EU: One in three Irish small firms hit by cybercrime

12% of Irish SMEs who were victims of cybercrime said they had paid ransom money — double the EU average rate, research shows
EU: One in three Irish small firms hit by cybercrime

A European Commission spokesperson said the pandemic posed additional cybersecurity challenges as many SMEs had to take new measures such as adopting cloud services, upgrading their internet service, improving their websites and enabling staff to work remotely.

Almost one in three small and medium firms in Ireland say they have experienced some form of cybercrime in the past year, according to the findings of a new EU-wide study.

Research commissioned by the European Commission shows that 32% of SMEs in the Republic reported some type of illegal online activity affecting their business in the previous 12 months.

Across the EU, an average of 28% of SMEs reported experiencing at least some form of cybercrime, with the levels ranging from 15% in Sweden to 48% in Portugal.

The survey also revealed that 12% of Irish SMEs who were victims of cybercrime said they had paid ransom money — double the EU average rate.

It found Irish SMEs recorded above-average levels of incidents with ransomware, with 8% reporting such cases — also double the EU average.

Only 9% of Irish firms who experienced some type of cybercrime last year said their business had not been affected by the incident in any way — the lowest rate across all 27 EU member states, where the average was 39%.

The Eurobarometer poll of more than 12,800 SMEs across the EU, including more than 500 in Ireland, was carried out at the end of last year.

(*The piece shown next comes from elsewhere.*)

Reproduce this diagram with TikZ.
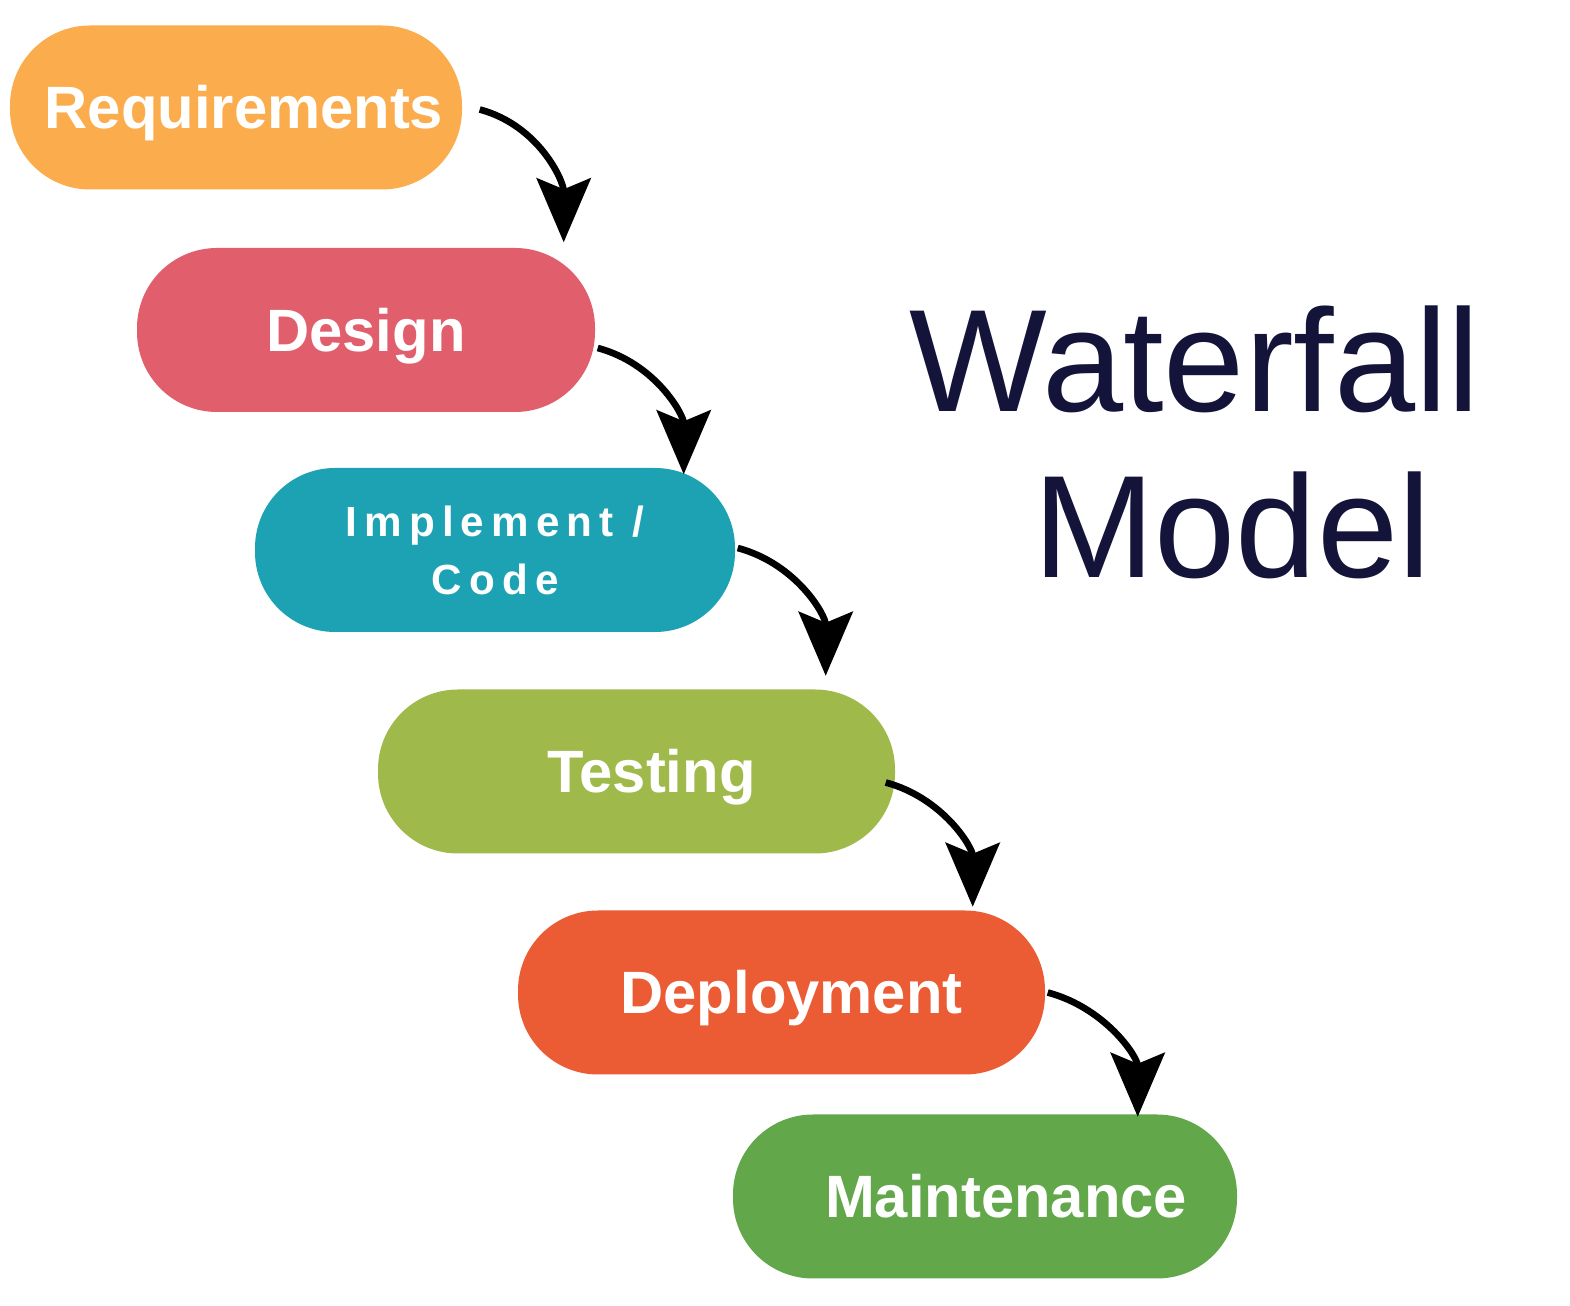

It also highlighted how 87% of Irish firms reported an incident of cybercrime to someone — the highest rate in the EU.

A European Commission spokesperson said the pandemic posed additional cybersecurity challenges as many SMEs had to take new measures such as adopting cloud services, upgrading their internet service, improving their websites and enabling staff to work remotely in order to survive the pandemic and stay in business.

“The Covid-19 crisis showed how important the internet and computers, in general, are for SMEs to maintain their business,” the spokesperson added. “It led to an increased digital transformation for SMEs and at the same time to a higher exposure to cybercriminal activities.” 

Gardaí are the most likely body to which SMEs report cybercrime in Ireland, with 38% having done so, while 34% said they had reported such cases to their internet service provider.

The most common reason cited by Irish firms why they would not report an incident of cybercrime to gardaí was because they had dealt with the matter internally.

The research showed Irish SMEs were most likely to have experienced phishing or impersonation attacks, with 11% of firms reporting such cybercrime.

Another 9% said they had been victims of viruses or spyware or malware, while 6% had experienced attempts to hack into an online bank account.

It found the larger the SME in terms of number of employees, the more likely it was to have been a victim of cybercrime.

Asked about the nature of the most serious incident of cybercrime, 37% of SMEs in the Republic said scams and frauds, while 35% said “password cracking” and 28% stated malicious software.

Just over a third of Irish SMEs said their business was most impacted by cybercrime in terms of the repair or recovery costs.